So you’ve all heard by now? MPs have been told that our judges want one billion Uganda shillings to buy 76 wigs.
Firstly, on our Facebook and Twitter pages, we revealed that the average wig on Kampala road goes for twenty thousand shillings, which makes it one million five hundred twenty thousand shillings for seventy-six wigs.
I only put the figures in the above paragraph in words because I don’t want them asking for another one billion shillings to facilitate the translation of the figures into words.
Secondly, Ugandans are good people. We don’t judge books by their covers and we certainly don’t judge judges by their wigs. We think of them highly and, in fact, believe that it’s only rational for every farmer out there to groom their goats, sheep and pigs into becoming good judges some day.
Thirdly, Uganda is a free country. You don’t need a whole one billion shillings to tell people you’re transvestite. Just come out and say it. You may only pay for airtime for radio and TV announcements, some newspaper placements and maybe some phone airtime to call your mother and father.
Or you can just choose to tell the people who enter your court. Even those convicts.
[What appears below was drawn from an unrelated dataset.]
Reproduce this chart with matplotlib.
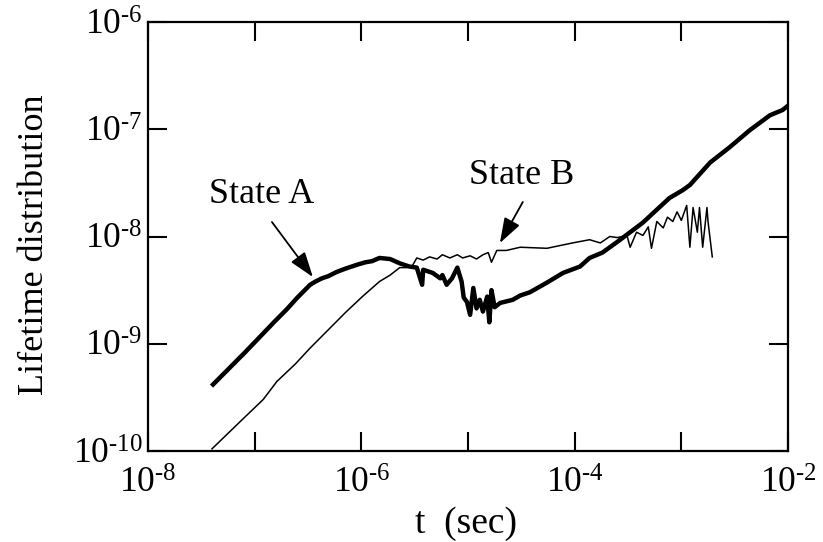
import numpy as np
import matplotlib
matplotlib.use("Agg")
import matplotlib.pyplot as plt
from matplotlib.ticker import FixedLocator, FixedFormatter, NullLocator

plt.rcParams['font.family'] = ['Liberation Serif', 'DejaVu Serif']
plt.rcParams['mathtext.fontset'] = 'custom'
plt.rcParams['mathtext.rm'] = 'Liberation Serif'

# log10(t) and log10(lifetime distribution)
state_a_logt = [-7.39, -7.09, -6.81, -6.70, -6.60, -6.53, -6.48, -6.43, -6.37, -6.31,
                -6.23, -6.15, -6.09, -6.03, -5.96, -5.90, -5.83,
                -5.73, -5.64, -5.55, -5.48, -5.43, -5.42, -5.33, -5.26, -5.24, -5.20,
                -5.15, -5.10, -5.06, -5.04, -5.01, -4.98, -4.95, -4.92, -4.89, -4.86,
                -4.82, -4.80, -4.78, -4.75, -4.70, -4.58, -4.51, -4.42, -4.26, -4.11,
                -3.95, -3.86, -3.74, -3.60, -3.48, -3.36, -3.23, -3.11, -2.99, -2.92,
                -2.73, -2.55, -2.36, -2.17, -2.05, -2.00]
state_a_logy = [-9.38, -9.08, -8.79, -8.68, -8.57, -8.50, -8.45, -8.42, -8.39, -8.37,
                -8.33, -8.30, -8.28, -8.26, -8.24, -8.23, -8.20,
                -8.21, -8.25, -8.28, -8.29, -8.45, -8.31, -8.34, -8.39, -8.36, -8.45,
                -8.39, -8.29, -8.42, -8.57, -8.61, -8.73, -8.48, -8.67, -8.59, -8.70,
                -8.56, -8.80, -8.50, -8.66, -8.62, -8.59, -8.55, -8.52, -8.43, -8.34,
                -8.28, -8.20, -8.15, -8.05, -7.96, -7.87, -7.75, -7.64, -7.57, -7.52,
                -7.31, -7.17, -7.01, -6.87, -6.82, -6.78]

state_b_logt = [-7.40, -7.14, -6.92, -6.79, -6.62, -6.48, -6.31, -6.15, -5.99, -5.83,
                -5.73, -5.64, -5.57, -5.52, -5.48, -5.42, -5.36, -5.29, -5.24, -5.17,
                -5.10, -5.05, -4.98, -4.92, -4.86, -4.81, -4.78, -4.73, -4.64, -4.51,
                -4.26, -4.02, -3.86, -3.76, -3.67, -3.60, -3.51, -3.48, -3.42, -3.36,
                -3.31, -3.28, -3.23, -3.17, -3.13, -3.08, -3.04, -3.00, -2.95, -2.92,
                -2.89, -2.85, -2.83, -2.80, -2.76, -2.75, -2.71]
state_b_logy = [-9.98, -9.73, -9.52, -9.35, -9.19, -9.04, -8.87, -8.71, -8.56, -8.42,
                -8.36, -8.29, -8.29, -8.27, -8.20, -8.22, -8.19, -8.21, -8.17, -8.20,
                -8.17, -8.20, -8.18, -8.21, -8.17, -8.15, -8.24, -8.13, -8.13, -8.10,
                -8.11, -8.06, -8.03, -8.06, -8.00, -8.01, -7.99, -8.10, -7.96, -7.99,
                -7.91, -8.11, -7.86, -7.92, -7.82, -7.86, -7.77, -7.85, -7.71, -8.10,
                -7.73, -7.96, -7.73, -8.10, -7.73, -7.86, -8.19]

xtick_exps = [-8, -7, -6, -5, -4, -3, -2]
xlabel_exps = [-8, -6, -4, -2]
ytick_exps = [-10, -9, -8, -7, -6]


def sup(e):
    return r'$\mathregular{10^{\text{-%d}}}$' % abs(e)


fig = plt.figure(figsize=(8.23, 5.42), dpi=100)
ax = fig.add_axes([0.1798, 0.1679, 0.7777, 0.7915])

ax.plot(10.0 ** np.array(state_a_logt), 10.0 ** np.array(state_a_logy),
        color='black', lw=3.2, solid_joinstyle='round')
ax.plot(10.0 ** np.array(state_b_logt), 10.0 ** np.array(state_b_logy),
        color='black', lw=1.1)

ax.set_xscale('log')
ax.set_yscale('log')
ax.set_xlim(1e-8, 1e-2)
ax.set_ylim(1e-10, 1e-6)

ax.xaxis.set_major_locator(FixedLocator([10.0 ** e for e in xtick_exps]))
ax.xaxis.set_major_formatter(FixedFormatter(
    [sup(e) if e in xlabel_exps else '' for e in xtick_exps]))
ax.yaxis.set_major_locator(FixedLocator([10.0 ** e for e in ytick_exps]))
ax.yaxis.set_major_formatter(FixedFormatter([sup(e) for e in ytick_exps]))
ax.xaxis.set_minor_locator(NullLocator())
ax.yaxis.set_minor_locator(NullLocator())

ax.tick_params(which='major', direction='in', length=14, width=1.5,
               top=True, right=True, labelsize=25.5)
ax.tick_params(axis='x', pad=12)
ax.tick_params(axis='y', pad=4)
for s in ax.spines.values():
    s.set_linewidth(1.6)

ax.set_xlabel('t  (sec)', fontsize=27)
ax.set_ylabel('Lifetime distribution', fontsize=26)
ax.xaxis.set_label_coords(0.497, -0.13)
ax.yaxis.set_label_coords(-0.152, 0.48)

arrow = dict(arrowstyle='-|>,head_length=0.7,head_width=0.24', color='black',
             lw=1.3, mutation_scale=22, shrinkA=0, shrinkB=0)
ax.text(10 ** -6.93, 10 ** -7.61, 'State A', fontsize=26, ha='center', va='center')
ax.annotate('', xy=(10 ** -6.454, 10 ** -8.378), xytext=(10 ** -6.838, 10 ** -7.865),
            arrowprops=arrow)
ax.text(10 ** -4.495, 10 ** -7.43, 'State B', fontsize=26, ha='center', va='center')
ax.annotate('', xy=(10 ** -4.701, 10 ** -8.061), xytext=(10 ** -4.486, 10 ** -7.678),
            arrowprops=arrow)

fig.savefig('out.png', dpi=100)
Before you sentence them, ask them to approach your bench and whisper, ”Yo, I’m giving you five years in jail and when you get there, help me spread word that I’m transvestite. Go.” You’ll save more money that way.
Fourthly, are you going to refuse to give me a verdict just coz your hair is unkempt? “Er, order in the court please! Sorry for the delay but please remain calm. The judge has gone to the salon for a few minutes.”
But seriously, what are you doing spending one billion shillings on hair? If Lady Gaga were the head of Uganda’s Judiciary, I’d understand. But the chick is probably sleeping right now dreaming of Uganda as some tropical fruit that Idi Amin used to eat.
One billion shillings is money you’d spend on Straka’s hair. Coz she has whole kingdoms and districts in there. But not a judge, dammit! If you’re going to put me in jail and leave my family starving, the least you can do is put that fluffy thing off your head and say it like a man. Being a judge is a serious responsibility, not a sport in the Olympics. Grow up!